If you need to hear something more than the language of exile around you, God invites you to listen. His words are life giving.

And God’s words, they are an expression of his love. And God’s love? It’s eternal. Everlasting. Never changing. Always pursuing. Never failing.

God invites the people, and invites us, into a faithful covenant of love that can’t be overpowered by darkness or evil. Nothing can rob God of his love and the forgiveness he extends to us.

The prophet goes on to say that God’s word, which perfectly expresses his love, goes out like rain on the land causing seed to grow for the sower and bread for the eater.

When God speaks, he’s speaking a resurrection love into the world. It rescues people from exile. It causes joy and peace. It causes a celebration of life instead of a mourning from death.

God has made a promise. You don’t have to live in exile. You can live in the covenant of love that never ends. God is inviting us to more.

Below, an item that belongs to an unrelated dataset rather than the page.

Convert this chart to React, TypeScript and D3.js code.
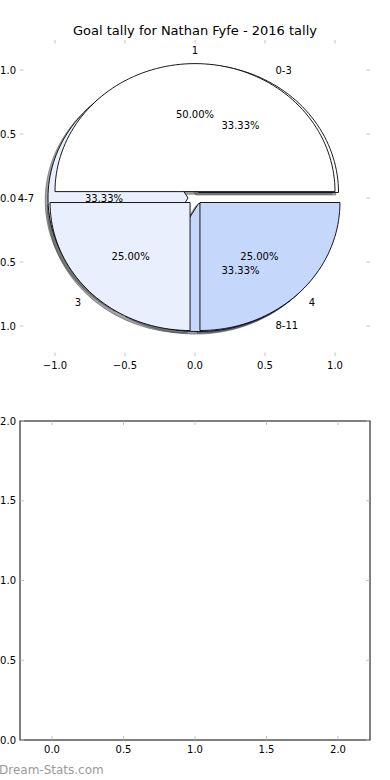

Reflections based on Isaiah 55:1-13; John 4:13-14

More Reflections

Why did people find this important to write down? There was more to life than the exile the people were living in. God had made a promise of love and was going to keep it. The prophet knew the people needed to know that God hadn’t abandoned them and still had them in mind.

Why did this passage endure? This poem extends an incredible invitation. God is offering us a feast free of charge. It doesn’t cost us money to attend. God is freely offering his love. All we have to do is turn ourselves towards it and accept. It’s a timeless truth that proves itself over and over again.

What is true for them then that is still true for us today? God is still extending a covenant promise of love to us today that’s eternal. The word of God is Jesus and Jesus is the perfect expression of God’s love for us.

What is the good news in this passage? That God invites us in. Even though the Israelites were in exile because they had turned from God, God was still offering an invite out of the cold, out of the darkness, out of an exile that was stealing life away from them.

How does this help me love God more? None of us are perfect. God doesn’t have to extend anything to us but chooses to do so anyway. Receiving undeserved love always bubbles up a love-based response in the receiver.

How does this help me love people more? God is providing the banquet. The thing that makes the banquet, the feast, better is more people. I can love people better by making sure they know they’re invited too.